I was watching Henry the other night doing his usual ritual of 'enjoying himself'! When i looked closer though i noticed that he would alternate to chewing and what looks like cleaning one of his legs. He would then lick himself near the same leg, then go back to leg again. It was only the one leg he would chew on though.

Is this normal or is something wrong? Im booking him into the vets on monday to get one of his ears checked out (its got a small white patch on it and looks a bit 'lumpy'. The other ear is fine), could it be related?


----------



## hedgieMate (Aug 28, 2008)

Our Geoffrey does that every few nights. I guess that doesn't mean it's normal. :lol: But I've heard several other hedgie owners observing the same behaviour, so it's safe to assume it's more or less normal.
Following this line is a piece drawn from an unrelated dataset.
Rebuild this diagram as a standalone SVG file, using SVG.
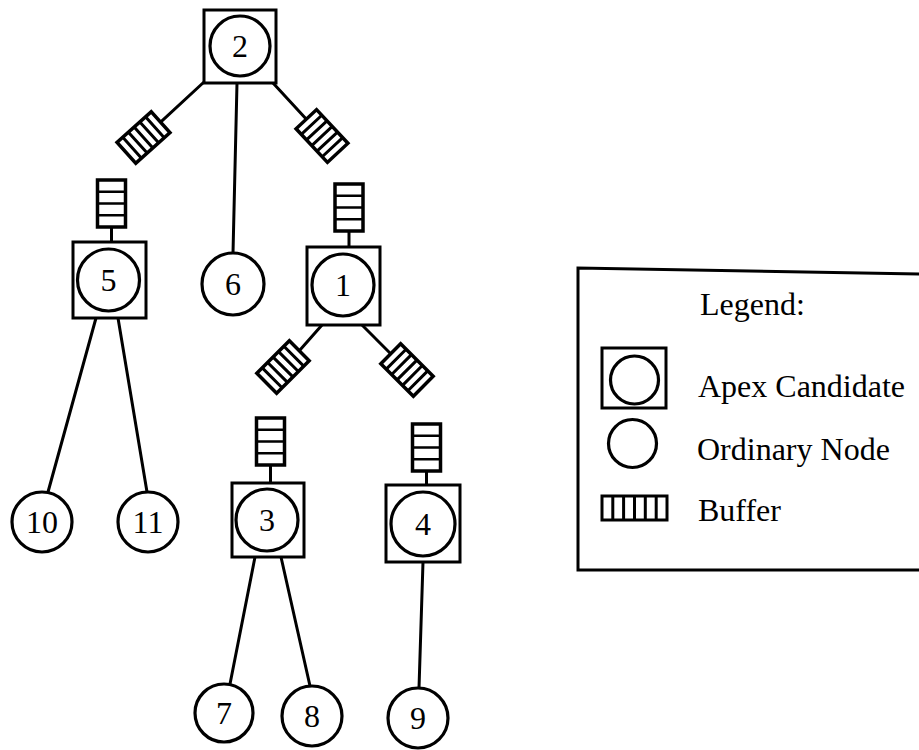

G cleans his back paws as if he is sucking on a pacifier. The action seems to relax him too. He curls up in a cushion cave and sometimes keeps at it for half an hour. When he is finished, we see bits and flakes of dried poop lying around, so I know for sure that's what he is doing. I highly doubt it has anything to do with your hedgie's ear issue (btw, the while patch on your hedgie's ear sounds like a fungal infection; keep us posted on the vet's diagnosis).


----------



## Hedgie17 (Aug 28, 2008)

i would say that you can compare hedgies sucking on their foot to babys sucking on their thumb


----------



## smhufflepuff (Aug 28, 2008)

Seems like a good idea to have the ear checked out.

As for the foot thing, mine sucks & nibbles at her feet too. It's ever so cute. Sometimes, while she's doing that, I hold her foot with the tip of my finger and she sucks on my finger for a little bit too


----------



## Tasha (Feb 24, 2009)

Thanks everyone, im glad its a good thing cause he does look cute and relaxed when doing it. I've attached a pic of him after being caught in the act!

I would love henry to suck my thumb, but we are still at the stage that if i tried to touch his leg like that he would probably huff and puff at me then move away!

I've also attached another pic of him as well just cause its a funny cute one of Henry. You can see his dodgy ear as well (What do you think? Im hoping to get an appointment tomorrow evening.)


----------